“Imagined Conversations with a Dead Greek” would be a better title for this tour of an ancient way of living, Stoicism. Most of the chapters start out with an imagined conversation with Stoicism’s founder, Epictetus, who came across as the kind of guy I’d avoid in a pub, and the author, who seems like the kind of guy who’d have been more interesting to bump into in a pub before he was afflicted with Epictetus’s friendship.
The Stoic philosophy of life as presented is a very moral one: a virtue ethics, which depends on the wisdom to choose. As such, it boils down to moderation in everything. As a person who enjoys occasional bouts of excess, I guess the part of the book I didn’t like was the substance. I’m not sure I want to be the type of person who never gets smashed, never f*cks up and never bites off more than I can chew.

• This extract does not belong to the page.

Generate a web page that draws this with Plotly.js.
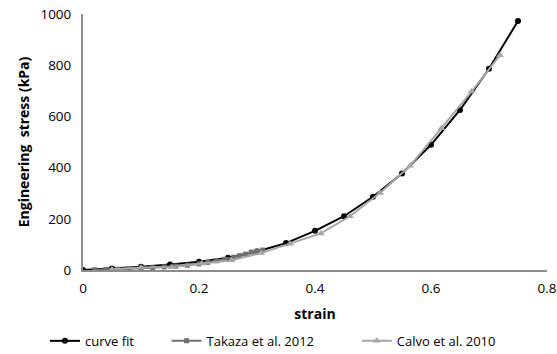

Setting that to one side, Pigliucci does a good job of exposition. His examples are real, some are amusing and some are quite moving. His comments on euthanasia are apposite, and the accepting Stoic attitude towards death is well set out. (For a contrasting one, read the Tibetan Book of Living and Dying.) Although he comes close at times, the author never gets preachy, although at times something very close to a false modesty creeps in.
Nevertheless, the book left me feeling informed rather than convinced. And that, I guess, was its fatal flaw.